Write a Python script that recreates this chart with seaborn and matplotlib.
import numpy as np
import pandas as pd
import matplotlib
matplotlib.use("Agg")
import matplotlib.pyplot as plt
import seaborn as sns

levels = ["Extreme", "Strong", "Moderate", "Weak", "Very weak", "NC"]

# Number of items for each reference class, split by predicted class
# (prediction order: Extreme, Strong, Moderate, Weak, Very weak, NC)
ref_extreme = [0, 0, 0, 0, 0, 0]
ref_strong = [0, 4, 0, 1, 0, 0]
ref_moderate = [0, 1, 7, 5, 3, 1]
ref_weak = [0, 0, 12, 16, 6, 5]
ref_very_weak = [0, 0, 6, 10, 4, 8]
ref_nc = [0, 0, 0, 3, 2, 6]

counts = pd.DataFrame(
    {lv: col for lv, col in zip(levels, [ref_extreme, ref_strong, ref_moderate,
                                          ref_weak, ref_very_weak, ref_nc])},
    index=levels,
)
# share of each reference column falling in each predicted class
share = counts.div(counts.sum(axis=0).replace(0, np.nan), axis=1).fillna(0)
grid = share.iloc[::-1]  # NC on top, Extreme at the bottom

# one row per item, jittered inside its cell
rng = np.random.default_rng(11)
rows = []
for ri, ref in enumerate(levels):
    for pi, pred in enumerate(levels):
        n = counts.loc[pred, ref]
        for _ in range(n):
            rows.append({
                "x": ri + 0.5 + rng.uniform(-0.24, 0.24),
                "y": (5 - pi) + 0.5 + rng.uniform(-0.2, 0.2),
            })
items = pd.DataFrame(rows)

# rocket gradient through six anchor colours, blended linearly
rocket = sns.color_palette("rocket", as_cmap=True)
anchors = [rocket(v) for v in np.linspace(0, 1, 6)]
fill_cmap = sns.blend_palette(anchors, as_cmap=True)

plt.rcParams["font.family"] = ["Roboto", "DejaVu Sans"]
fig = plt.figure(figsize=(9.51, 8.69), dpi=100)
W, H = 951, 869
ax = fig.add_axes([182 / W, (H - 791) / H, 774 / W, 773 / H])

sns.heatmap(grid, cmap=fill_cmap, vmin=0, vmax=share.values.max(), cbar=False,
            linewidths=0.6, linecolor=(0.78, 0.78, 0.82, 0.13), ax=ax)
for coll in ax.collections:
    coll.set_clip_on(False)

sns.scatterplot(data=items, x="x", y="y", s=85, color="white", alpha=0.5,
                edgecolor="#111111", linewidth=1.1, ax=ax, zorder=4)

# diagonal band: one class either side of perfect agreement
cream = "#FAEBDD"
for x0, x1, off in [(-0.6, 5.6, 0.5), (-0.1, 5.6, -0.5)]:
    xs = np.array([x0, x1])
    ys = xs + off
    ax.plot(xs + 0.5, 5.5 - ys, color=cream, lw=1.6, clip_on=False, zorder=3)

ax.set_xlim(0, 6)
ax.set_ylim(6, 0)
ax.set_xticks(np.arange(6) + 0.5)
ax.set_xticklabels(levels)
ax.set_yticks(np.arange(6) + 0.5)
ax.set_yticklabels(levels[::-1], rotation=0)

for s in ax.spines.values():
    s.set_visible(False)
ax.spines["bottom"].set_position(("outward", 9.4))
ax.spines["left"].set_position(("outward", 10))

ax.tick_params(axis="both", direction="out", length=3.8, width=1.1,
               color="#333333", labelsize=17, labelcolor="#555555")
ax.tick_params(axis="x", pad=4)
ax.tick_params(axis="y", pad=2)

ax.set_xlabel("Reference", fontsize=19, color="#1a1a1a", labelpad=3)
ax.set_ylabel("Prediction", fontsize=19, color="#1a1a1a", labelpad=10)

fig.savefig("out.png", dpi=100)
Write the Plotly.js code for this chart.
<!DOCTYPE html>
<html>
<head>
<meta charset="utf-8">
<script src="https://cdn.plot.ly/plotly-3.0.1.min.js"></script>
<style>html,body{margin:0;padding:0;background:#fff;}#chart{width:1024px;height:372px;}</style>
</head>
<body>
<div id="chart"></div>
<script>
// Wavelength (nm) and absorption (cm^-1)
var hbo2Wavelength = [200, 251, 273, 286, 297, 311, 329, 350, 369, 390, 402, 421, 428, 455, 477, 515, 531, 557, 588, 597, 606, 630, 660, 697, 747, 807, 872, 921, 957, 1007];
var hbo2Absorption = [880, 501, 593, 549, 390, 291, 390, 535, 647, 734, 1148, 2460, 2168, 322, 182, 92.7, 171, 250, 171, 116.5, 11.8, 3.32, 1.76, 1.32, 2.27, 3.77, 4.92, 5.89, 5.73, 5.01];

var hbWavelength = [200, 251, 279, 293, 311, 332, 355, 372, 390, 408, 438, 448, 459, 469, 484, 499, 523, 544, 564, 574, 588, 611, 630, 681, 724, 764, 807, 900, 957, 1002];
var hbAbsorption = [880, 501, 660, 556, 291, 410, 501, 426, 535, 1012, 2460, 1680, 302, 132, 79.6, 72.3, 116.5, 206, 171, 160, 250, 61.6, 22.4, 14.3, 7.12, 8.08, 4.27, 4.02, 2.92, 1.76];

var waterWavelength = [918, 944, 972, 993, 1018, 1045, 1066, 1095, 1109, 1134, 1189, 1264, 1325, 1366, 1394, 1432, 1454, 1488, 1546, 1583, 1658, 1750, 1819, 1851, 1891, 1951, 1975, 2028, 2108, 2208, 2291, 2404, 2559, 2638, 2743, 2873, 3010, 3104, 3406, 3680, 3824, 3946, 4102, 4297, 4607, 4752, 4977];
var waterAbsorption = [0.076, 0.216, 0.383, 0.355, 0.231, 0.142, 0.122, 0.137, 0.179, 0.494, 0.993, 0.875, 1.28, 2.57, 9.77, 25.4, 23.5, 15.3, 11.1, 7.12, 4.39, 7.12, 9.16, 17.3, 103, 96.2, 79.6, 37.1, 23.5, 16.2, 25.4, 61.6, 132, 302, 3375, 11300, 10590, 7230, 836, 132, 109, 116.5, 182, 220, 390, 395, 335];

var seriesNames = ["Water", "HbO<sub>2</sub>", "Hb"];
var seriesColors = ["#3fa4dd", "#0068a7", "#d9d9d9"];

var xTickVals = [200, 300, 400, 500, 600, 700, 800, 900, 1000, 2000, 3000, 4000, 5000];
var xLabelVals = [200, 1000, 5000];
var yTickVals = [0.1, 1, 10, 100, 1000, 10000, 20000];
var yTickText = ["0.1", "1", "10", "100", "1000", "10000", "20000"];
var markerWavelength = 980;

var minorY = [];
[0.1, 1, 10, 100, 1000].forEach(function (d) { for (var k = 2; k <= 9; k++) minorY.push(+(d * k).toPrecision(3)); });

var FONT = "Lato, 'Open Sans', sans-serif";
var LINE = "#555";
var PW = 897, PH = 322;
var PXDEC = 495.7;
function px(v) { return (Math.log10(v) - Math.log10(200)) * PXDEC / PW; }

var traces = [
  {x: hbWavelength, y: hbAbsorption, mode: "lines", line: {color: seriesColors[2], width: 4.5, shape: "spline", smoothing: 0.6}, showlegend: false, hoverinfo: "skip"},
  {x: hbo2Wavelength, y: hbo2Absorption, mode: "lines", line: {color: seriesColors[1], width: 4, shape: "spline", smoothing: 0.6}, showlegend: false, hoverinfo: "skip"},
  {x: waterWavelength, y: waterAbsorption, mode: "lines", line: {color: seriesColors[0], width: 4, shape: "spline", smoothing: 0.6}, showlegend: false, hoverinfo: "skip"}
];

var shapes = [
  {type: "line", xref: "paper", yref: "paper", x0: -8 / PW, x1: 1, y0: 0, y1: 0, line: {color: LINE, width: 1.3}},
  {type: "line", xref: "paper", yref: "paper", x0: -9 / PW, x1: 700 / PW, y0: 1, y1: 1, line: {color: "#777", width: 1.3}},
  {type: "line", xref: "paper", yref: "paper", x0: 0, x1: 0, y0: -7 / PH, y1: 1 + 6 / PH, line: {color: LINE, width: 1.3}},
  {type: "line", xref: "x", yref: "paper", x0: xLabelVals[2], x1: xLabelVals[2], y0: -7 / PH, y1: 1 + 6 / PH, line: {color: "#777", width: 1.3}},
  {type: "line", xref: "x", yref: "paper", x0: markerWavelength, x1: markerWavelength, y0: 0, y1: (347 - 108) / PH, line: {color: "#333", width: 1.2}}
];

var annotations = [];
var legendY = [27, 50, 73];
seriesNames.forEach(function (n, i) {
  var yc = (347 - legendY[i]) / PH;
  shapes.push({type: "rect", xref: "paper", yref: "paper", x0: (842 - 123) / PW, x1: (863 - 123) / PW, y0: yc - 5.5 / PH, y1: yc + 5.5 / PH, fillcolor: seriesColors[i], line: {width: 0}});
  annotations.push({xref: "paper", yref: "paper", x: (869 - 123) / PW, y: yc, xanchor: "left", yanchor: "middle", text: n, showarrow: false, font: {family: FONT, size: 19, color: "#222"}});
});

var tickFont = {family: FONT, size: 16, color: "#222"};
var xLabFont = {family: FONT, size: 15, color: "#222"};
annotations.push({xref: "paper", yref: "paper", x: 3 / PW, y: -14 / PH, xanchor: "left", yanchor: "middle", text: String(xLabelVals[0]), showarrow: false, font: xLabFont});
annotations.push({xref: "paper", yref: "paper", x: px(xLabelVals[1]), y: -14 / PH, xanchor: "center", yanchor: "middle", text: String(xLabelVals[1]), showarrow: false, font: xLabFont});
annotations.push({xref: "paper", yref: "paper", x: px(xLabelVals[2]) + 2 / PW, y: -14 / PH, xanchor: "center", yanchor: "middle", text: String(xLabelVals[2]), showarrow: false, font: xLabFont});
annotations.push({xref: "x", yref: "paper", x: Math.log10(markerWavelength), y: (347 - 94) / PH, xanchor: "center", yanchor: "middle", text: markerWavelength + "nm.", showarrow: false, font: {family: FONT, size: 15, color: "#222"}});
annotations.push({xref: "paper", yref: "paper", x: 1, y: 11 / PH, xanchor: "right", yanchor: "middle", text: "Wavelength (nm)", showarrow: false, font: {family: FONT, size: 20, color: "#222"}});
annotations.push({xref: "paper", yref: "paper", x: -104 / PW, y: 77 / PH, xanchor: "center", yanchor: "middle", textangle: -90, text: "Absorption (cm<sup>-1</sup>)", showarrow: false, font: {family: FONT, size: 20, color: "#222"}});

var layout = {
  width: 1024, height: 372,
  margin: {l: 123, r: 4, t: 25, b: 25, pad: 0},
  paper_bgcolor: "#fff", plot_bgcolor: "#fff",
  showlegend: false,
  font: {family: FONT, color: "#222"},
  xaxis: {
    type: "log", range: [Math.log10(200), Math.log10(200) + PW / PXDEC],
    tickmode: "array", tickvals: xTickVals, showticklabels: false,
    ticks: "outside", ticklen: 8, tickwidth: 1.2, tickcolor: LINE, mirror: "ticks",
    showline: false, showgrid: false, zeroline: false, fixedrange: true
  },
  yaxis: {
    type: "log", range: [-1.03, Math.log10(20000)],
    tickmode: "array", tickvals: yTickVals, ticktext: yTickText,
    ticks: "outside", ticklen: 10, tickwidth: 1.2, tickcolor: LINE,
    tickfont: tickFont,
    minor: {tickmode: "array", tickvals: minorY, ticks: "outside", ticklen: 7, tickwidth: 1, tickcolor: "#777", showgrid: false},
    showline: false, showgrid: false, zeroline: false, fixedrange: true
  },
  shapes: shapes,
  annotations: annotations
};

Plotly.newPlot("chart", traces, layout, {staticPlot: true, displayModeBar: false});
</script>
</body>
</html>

——

▶ **What you have to do**: Print the lines from the line containing "Write the Plotly.js code for this chart." to the line containing "var markerWavelength = 980;", both ends included, exactly and with nothing added.

▶ **Output below**:
Write the Plotly.js code for this chart.
<!DOCTYPE html>
<html>
<head>
<meta charset="utf-8">
<script src="https://cdn.plot.ly/plotly-3.0.1.min.js"></script>
<style>html,body{margin:0;padding:0;background:#fff;}#chart{width:1024px;height:372px;}</style>
</head>
<body>
<div id="chart"></div>
<script>
// Wavelength (nm) and absorption (cm^-1)
var hbo2Wavelength = [200, 251, 273, 286, 297, 311, 329, 350, 369, 390, 402, 421, 428, 455, 477, 515, 531, 557, 588, 597, 606, 630, 660, 697, 747, 807, 872, 921, 957, 1007];
var hbo2Absorption = [880, 501, 593, 549, 390, 291, 390, 535, 647, 734, 1148, 2460, 2168, 322, 182, 92.7, 171, 250, 171, 116.5, 11.8, 3.32, 1.76, 1.32, 2.27, 3.77, 4.92, 5.89, 5.73, 5.01];

var hbWavelength = [200, 251, 279, 293, 311, 332, 355, 372, 390, 408, 438, 448, 459, 469, 484, 499, 523, 544, 564, 574, 588, 611, 630, 681, 724, 764, 807, 900, 957, 1002];
var hbAbsorption = [880, 501, 660, 556, 291, 410, 501, 426, 535, 1012, 2460, 1680, 302, 132, 79.6, 72.3, 116.5, 206, 171, 160, 250, 61.6, 22.4, 14.3, 7.12, 8.08, 4.27, 4.02, 2.92, 1.76];

var waterWavelength = [918, 944, 972, 993, 1018, 1045, 1066, 1095, 1109, 1134, 1189, 1264, 1325, 1366, 1394, 1432, 1454, 1488, 1546, 1583, 1658, 1750, 1819, 1851, 1891, 1951, 1975, 2028, 2108, 2208, 2291, 2404, 2559, 2638, 2743, 2873, 3010, 3104, 3406, 3680, 3824, 3946, 4102, 4297, 4607, 4752, 4977];
var waterAbsorption = [0.076, 0.216, 0.383, 0.355, 0.231, 0.142, 0.122, 0.137, 0.179, 0.494, 0.993, 0.875, 1.28, 2.57, 9.77, 25.4, 23.5, 15.3, 11.1, 7.12, 4.39, 7.12, 9.16, 17.3, 103, 96.2, 79.6, 37.1, 23.5, 16.2, 25.4, 61.6, 132, 302, 3375, 11300, 10590, 7230, 836, 132, 109, 116.5, 182, 220, 390, 395, 335];

var seriesNames = ["Water", "HbO<sub>2</sub>", "Hb"];
var seriesColors = ["#3fa4dd", "#0068a7", "#d9d9d9"];

var xTickVals = [200, 300, 400, 500, 600, 700, 800, 900, 1000, 2000, 3000, 4000, 5000];
var xLabelVals = [200, 1000, 5000];
var yTickVals = [0.1, 1, 10, 100, 1000, 10000, 20000];
var yTickText = ["0.1", "1", "10", "100", "1000", "10000", "20000"];
var markerWavelength = 980;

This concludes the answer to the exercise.